Trading Secrets 02-12-2025 14:22 3 Views

Kalshi launches tokenized prediction contracts on Solana to attract crypto users

Predictions market platform Kalshi has integrated Solana to begin launching tokenized contracts for its growing lineup of event-based markets.

According to a CNBC report, Kalshi has expanded its existing partnership with Solana and will now start issuing tokenized versions of its contracts directly on-chain, in a bid to attract crypto-native users.

Tokenization involves creating blockchain-based representations of real-world assets, which allows contracts to be traded more freely, transparently, and at lower cost than traditional systems.

In general, Kalshi’s standard event contracts operate under a federally regulated exchange framework with full KYC requirements.

However, with the switch to tokenized contracts, the company will offer crypto users faster execution and greater anonymity.

Kalshi is also expected to benefit from deeper market liquidity and lower transaction costs, taking advantage of Solana’s high throughput and minimal fees.

By moving on-chain, Kalshi hopes to draw in the crypto trading audience that has poured billions into decentralized markets operated by its competitor Polymarket.

“This is about tapping into the billions of dollars of liquidity that crypto has, and then also enabling developers to build third-party front ends that utilize Kalshi’s liquidity,” Kalshi’s head of crypto, John Wang, said in an accompanying statement.

US Prediction market heats up

While it is yet to be seen whether Kalshi can woo the crypto audience and match Polymarket’s momentum, the US prediction markets space is rapidly expanding in the meantime, with new entrants surfacing.

For instance, Polymarket itself is looking to re-enter the US market after acquiring CFTC-regulated entities.

At the same time, new players like Manifold, Crypto.com, and Donald Trump-affiliated Truth Social, among others, have launched similar initiatives, with more expected to follow.

Much of this momentum was triggered by regulatory shifts over the past year. In 2024, the Commodity Futures Trading Commission dropped its appeal against Kalshi in a key court case regarding political markets, effectively clearing the path for federally approved event contracts.

Meanwhile, in September 2025, the CFTC issued a no-action letter to QCX LLC and QC Clearing LLC, the two regulated entities acquired by Polymarket. That letter relaxed certain reporting obligations and allowed event contracts to move forward under existing federal rules.

Together, these developments were interpreted as a turning point that jump-started a new era for the prediction markets space, drawing in demand from both retail traders and institutional investors.

Both Kalshi and Polymarket have managed to draw in significant venture capital over the past several months.

Kalshi, for instance, recently closed a $1 billion funding round led by Sequoia and CapitalG, which pushed its valuation to $11 billion.

Kalshi pushes back against state regulators

However, even as Kalshi finds traction at the federal level, it has faced growing resistance from state-level regulators across jurisdictions, including New York, New Jersey, and Nevada.

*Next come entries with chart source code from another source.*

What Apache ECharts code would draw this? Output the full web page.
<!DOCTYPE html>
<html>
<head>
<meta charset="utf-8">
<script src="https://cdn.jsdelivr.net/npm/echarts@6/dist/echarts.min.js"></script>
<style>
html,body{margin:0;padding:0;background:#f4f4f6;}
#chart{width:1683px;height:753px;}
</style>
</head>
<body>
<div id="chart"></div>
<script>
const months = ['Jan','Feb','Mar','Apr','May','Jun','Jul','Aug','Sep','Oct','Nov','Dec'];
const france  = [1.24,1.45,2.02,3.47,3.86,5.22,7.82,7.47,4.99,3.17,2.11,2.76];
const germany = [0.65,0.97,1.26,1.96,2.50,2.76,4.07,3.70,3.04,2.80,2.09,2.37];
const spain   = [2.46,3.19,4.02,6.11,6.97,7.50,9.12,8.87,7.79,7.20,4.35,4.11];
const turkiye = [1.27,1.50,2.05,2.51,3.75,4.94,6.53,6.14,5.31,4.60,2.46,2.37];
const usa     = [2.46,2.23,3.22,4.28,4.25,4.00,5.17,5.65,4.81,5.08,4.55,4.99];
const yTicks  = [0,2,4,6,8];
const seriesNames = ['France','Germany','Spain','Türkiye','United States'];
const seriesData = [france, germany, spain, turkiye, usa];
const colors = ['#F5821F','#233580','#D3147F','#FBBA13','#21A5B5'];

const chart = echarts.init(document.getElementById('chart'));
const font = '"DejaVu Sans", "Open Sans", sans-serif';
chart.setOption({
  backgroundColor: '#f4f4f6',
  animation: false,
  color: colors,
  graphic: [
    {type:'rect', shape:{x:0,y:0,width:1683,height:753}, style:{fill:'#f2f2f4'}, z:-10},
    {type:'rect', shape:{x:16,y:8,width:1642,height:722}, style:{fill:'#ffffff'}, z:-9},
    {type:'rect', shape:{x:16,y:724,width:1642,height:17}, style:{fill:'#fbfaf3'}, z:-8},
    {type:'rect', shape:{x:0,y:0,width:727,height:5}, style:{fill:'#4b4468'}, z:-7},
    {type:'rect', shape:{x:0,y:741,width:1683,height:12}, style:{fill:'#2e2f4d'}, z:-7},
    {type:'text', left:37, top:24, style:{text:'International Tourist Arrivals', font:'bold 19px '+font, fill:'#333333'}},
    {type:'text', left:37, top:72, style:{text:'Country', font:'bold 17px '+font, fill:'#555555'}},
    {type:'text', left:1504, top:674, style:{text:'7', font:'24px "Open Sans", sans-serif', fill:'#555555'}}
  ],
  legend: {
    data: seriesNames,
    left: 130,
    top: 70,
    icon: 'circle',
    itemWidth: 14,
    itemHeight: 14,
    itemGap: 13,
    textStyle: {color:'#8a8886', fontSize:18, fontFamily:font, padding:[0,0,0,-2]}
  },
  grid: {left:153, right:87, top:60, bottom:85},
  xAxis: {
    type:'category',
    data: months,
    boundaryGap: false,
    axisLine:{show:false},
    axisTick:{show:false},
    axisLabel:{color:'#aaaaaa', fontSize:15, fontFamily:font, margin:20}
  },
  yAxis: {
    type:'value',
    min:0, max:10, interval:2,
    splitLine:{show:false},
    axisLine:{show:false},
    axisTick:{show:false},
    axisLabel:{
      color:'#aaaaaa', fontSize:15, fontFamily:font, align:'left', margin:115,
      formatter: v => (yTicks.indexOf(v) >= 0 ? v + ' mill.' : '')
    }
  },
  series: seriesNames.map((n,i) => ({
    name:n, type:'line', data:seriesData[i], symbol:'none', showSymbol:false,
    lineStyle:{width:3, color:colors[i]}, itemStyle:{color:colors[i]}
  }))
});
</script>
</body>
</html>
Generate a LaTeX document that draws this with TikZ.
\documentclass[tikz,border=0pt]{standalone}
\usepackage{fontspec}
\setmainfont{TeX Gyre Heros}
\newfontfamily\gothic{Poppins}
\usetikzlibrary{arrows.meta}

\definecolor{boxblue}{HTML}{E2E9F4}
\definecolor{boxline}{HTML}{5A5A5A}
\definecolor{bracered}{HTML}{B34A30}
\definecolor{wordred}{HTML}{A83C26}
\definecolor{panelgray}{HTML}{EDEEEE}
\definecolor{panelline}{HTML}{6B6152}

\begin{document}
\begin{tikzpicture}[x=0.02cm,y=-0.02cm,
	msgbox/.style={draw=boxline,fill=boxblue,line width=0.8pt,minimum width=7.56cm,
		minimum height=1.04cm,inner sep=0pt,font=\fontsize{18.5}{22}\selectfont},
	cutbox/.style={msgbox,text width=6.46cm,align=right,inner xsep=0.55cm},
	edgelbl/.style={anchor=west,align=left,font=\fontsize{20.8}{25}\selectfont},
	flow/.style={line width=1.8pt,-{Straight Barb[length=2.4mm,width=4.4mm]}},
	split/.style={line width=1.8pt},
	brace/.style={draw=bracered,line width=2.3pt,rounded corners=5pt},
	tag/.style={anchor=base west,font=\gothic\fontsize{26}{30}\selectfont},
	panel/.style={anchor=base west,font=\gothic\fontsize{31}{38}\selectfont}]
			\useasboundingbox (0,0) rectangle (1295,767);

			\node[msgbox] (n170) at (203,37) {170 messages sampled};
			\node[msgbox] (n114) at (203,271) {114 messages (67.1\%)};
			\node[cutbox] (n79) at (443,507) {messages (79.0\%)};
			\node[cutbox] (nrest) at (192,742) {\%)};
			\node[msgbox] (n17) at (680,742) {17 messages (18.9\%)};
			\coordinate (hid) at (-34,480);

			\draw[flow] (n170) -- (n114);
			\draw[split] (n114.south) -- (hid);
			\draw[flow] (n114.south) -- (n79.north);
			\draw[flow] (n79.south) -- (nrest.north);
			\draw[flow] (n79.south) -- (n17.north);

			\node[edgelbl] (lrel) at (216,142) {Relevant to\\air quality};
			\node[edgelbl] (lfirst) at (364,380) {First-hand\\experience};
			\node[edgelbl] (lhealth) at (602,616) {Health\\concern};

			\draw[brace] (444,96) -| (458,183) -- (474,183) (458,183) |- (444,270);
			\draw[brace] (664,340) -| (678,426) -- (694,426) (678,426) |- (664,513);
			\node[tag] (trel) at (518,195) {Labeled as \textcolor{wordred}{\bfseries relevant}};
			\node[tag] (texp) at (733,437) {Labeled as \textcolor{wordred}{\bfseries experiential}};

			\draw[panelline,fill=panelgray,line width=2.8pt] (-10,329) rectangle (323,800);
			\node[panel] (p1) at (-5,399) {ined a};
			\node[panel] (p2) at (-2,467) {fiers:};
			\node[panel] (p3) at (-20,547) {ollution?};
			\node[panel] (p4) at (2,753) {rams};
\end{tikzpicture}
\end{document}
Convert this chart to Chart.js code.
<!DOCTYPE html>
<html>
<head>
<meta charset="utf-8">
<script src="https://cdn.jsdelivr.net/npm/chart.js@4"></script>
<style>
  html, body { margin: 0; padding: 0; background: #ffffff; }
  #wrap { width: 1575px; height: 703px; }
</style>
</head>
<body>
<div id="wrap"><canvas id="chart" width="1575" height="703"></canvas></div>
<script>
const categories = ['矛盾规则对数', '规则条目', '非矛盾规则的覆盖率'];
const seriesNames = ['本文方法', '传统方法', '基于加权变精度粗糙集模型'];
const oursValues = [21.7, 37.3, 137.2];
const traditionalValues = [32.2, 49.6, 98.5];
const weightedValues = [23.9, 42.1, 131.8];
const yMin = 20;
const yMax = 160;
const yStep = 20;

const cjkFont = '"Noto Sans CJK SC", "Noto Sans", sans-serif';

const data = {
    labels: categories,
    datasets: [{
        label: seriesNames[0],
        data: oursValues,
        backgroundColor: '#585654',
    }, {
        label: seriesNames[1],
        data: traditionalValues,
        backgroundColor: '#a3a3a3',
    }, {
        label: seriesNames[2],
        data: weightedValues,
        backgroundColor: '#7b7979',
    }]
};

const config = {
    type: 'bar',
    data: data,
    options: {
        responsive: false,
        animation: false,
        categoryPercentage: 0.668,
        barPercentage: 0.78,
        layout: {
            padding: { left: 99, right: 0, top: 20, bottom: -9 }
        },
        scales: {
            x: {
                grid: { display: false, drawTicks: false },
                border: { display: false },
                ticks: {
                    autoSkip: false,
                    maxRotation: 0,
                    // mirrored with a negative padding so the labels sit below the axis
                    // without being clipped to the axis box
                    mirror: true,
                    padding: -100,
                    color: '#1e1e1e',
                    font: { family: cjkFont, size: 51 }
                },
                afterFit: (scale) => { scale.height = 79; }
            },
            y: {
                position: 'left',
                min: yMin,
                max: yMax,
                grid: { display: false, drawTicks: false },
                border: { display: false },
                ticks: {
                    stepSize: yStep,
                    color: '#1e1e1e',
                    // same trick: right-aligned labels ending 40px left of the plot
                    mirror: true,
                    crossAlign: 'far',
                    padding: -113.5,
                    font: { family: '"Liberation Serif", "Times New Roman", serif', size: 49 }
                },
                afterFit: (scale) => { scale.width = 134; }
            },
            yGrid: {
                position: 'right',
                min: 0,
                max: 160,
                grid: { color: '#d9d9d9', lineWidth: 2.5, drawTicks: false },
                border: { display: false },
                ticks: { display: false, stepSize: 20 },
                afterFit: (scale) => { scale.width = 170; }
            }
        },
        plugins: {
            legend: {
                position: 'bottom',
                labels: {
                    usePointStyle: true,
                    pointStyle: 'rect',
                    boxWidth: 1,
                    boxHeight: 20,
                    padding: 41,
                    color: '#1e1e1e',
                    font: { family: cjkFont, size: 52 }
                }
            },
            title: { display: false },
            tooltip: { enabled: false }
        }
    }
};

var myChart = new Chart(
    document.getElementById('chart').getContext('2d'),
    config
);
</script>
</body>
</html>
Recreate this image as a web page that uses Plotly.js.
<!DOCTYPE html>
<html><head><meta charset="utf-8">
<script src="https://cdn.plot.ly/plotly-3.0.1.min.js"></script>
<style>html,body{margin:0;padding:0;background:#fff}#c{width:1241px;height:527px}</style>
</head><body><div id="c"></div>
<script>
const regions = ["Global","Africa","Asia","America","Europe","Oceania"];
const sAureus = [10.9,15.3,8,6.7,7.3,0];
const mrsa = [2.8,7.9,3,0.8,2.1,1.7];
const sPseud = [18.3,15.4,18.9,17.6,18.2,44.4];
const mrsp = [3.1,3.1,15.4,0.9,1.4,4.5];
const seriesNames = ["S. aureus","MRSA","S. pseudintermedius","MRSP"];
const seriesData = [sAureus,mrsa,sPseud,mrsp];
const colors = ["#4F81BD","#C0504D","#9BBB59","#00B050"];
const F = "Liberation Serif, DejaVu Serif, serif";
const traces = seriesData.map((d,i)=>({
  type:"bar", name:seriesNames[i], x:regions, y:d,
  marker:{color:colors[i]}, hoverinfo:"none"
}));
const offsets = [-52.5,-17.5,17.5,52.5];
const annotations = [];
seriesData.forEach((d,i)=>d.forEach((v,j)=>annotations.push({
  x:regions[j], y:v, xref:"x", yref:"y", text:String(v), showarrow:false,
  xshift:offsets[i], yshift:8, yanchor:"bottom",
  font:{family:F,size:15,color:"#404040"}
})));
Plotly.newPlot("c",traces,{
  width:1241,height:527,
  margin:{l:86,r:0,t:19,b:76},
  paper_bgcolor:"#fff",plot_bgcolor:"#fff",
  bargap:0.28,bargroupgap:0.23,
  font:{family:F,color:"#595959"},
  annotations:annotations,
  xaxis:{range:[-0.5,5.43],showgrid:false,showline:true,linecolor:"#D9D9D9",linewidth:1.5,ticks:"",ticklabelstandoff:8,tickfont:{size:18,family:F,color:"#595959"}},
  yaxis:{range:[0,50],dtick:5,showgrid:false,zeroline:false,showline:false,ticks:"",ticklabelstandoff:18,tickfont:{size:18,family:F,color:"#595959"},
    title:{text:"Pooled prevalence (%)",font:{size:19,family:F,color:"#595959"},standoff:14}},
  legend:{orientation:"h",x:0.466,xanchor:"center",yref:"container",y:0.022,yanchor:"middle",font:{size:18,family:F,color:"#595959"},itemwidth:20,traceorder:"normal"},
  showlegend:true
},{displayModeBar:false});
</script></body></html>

Regulators in those states are concerned that Kalshi’s sports or culture-based contracts may fall under their definitions of gambling, and have issued cease-and-desist orders or threatened enforcement.

Kalshi, in the meantime, has taken a defensive stance. It has filed lawsuits to assert its status as a federally regulated derivatives exchange, arguing that state-level gambling laws should not apply to its CFTC-approved markets.